▸ The request:
Find each line containing the string "this" and return it.

▸ Materials provided:
————————

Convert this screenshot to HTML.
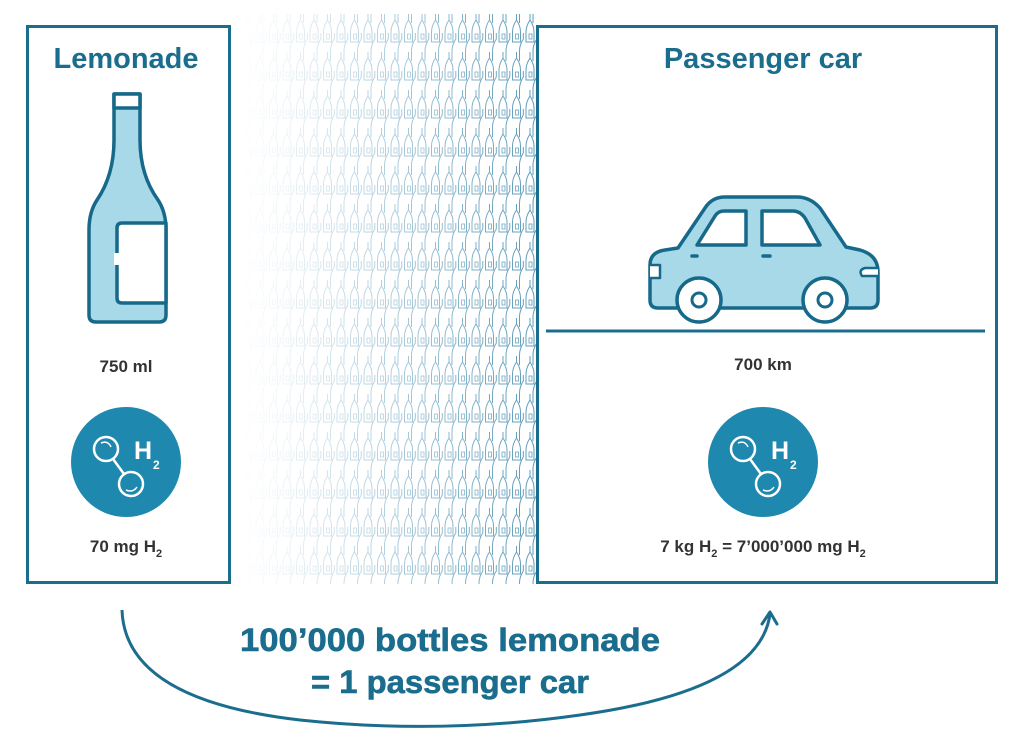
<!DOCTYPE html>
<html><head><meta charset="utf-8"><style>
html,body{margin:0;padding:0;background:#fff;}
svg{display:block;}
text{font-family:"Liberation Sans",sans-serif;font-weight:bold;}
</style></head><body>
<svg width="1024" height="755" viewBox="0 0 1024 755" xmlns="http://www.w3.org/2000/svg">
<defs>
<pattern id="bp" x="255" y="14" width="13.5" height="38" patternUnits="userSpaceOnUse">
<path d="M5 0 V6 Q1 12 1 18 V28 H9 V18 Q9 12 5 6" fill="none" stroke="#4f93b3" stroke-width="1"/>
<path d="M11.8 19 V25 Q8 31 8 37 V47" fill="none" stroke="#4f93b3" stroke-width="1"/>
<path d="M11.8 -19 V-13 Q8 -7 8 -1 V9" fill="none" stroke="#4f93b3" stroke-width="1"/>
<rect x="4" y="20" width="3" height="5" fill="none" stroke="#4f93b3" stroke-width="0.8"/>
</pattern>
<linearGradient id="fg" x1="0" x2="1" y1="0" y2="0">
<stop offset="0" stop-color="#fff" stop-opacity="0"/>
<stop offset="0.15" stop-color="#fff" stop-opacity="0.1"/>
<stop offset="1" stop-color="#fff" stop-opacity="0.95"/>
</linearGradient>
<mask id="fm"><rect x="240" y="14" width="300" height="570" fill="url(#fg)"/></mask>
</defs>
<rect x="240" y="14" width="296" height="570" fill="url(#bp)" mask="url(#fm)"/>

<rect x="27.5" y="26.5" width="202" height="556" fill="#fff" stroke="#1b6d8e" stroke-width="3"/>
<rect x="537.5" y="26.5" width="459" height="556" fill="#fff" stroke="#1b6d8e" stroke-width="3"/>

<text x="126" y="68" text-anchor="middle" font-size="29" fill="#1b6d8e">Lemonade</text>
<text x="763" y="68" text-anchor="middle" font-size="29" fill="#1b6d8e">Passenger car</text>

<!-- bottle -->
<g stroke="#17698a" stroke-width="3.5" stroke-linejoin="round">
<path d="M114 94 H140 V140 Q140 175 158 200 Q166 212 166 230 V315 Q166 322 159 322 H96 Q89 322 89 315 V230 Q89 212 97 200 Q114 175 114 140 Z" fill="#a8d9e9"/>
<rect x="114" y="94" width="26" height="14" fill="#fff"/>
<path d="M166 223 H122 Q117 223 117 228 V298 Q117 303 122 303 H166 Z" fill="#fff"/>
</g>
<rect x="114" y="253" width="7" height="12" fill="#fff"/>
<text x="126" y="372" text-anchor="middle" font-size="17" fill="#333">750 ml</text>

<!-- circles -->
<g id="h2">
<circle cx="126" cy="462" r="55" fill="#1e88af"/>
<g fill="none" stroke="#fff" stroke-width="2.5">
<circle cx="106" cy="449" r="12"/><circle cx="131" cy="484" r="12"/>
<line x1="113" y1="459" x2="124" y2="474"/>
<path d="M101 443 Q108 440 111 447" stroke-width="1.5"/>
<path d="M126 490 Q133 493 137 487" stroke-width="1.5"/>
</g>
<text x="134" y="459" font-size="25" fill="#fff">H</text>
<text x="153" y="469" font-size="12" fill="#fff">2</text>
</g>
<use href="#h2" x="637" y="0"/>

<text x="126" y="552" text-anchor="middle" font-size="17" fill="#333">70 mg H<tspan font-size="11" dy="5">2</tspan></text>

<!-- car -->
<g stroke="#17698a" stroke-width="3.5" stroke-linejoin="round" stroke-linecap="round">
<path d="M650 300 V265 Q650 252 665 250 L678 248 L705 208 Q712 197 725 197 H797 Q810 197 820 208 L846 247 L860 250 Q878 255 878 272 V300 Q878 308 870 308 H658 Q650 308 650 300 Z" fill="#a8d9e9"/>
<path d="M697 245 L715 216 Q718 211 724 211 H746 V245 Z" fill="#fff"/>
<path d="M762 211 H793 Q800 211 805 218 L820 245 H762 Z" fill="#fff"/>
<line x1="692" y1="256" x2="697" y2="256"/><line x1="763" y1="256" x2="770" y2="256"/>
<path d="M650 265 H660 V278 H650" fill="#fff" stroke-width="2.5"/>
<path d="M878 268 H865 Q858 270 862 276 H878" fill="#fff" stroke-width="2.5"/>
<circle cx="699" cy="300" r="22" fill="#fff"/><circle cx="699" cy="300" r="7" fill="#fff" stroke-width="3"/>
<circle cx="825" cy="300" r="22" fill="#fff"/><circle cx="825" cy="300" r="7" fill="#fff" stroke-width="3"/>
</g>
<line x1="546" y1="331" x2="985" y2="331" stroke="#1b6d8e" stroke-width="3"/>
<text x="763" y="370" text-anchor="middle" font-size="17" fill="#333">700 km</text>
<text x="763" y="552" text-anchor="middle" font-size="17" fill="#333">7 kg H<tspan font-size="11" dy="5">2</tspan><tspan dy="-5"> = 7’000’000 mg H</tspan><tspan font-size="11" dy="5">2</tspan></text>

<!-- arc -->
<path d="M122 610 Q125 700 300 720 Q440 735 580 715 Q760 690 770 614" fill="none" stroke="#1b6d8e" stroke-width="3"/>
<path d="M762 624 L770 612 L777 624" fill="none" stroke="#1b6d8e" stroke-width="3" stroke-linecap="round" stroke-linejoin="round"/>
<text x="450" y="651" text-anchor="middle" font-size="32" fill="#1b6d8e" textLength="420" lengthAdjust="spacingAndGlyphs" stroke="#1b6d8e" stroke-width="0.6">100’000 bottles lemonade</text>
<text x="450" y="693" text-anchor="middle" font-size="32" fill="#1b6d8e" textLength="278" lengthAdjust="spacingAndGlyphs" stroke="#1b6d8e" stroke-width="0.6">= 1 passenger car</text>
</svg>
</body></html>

————————

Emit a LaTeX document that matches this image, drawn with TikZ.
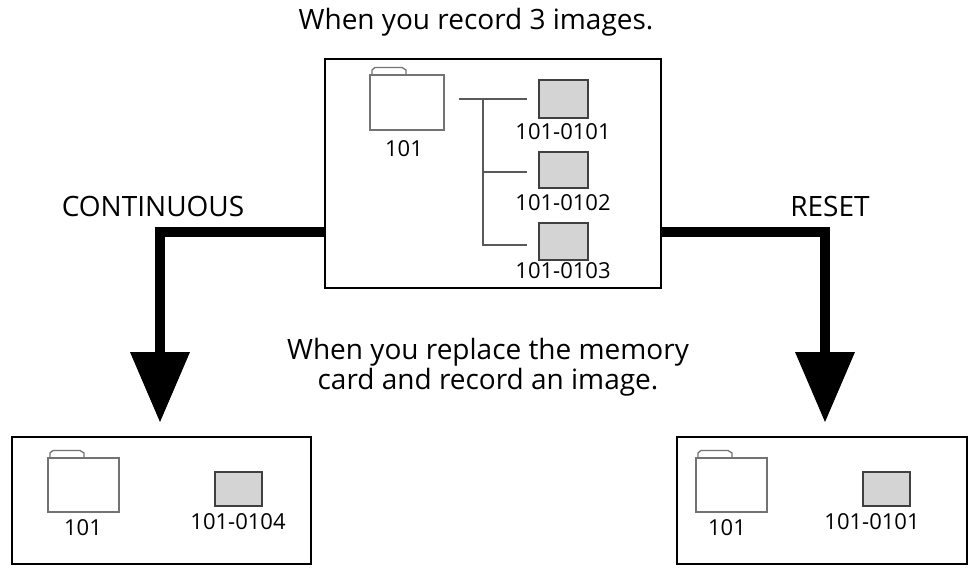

————————

▸ Output:
Convert this screenshot to HTML.
Emit a LaTeX document that matches this image, drawn with TikZ.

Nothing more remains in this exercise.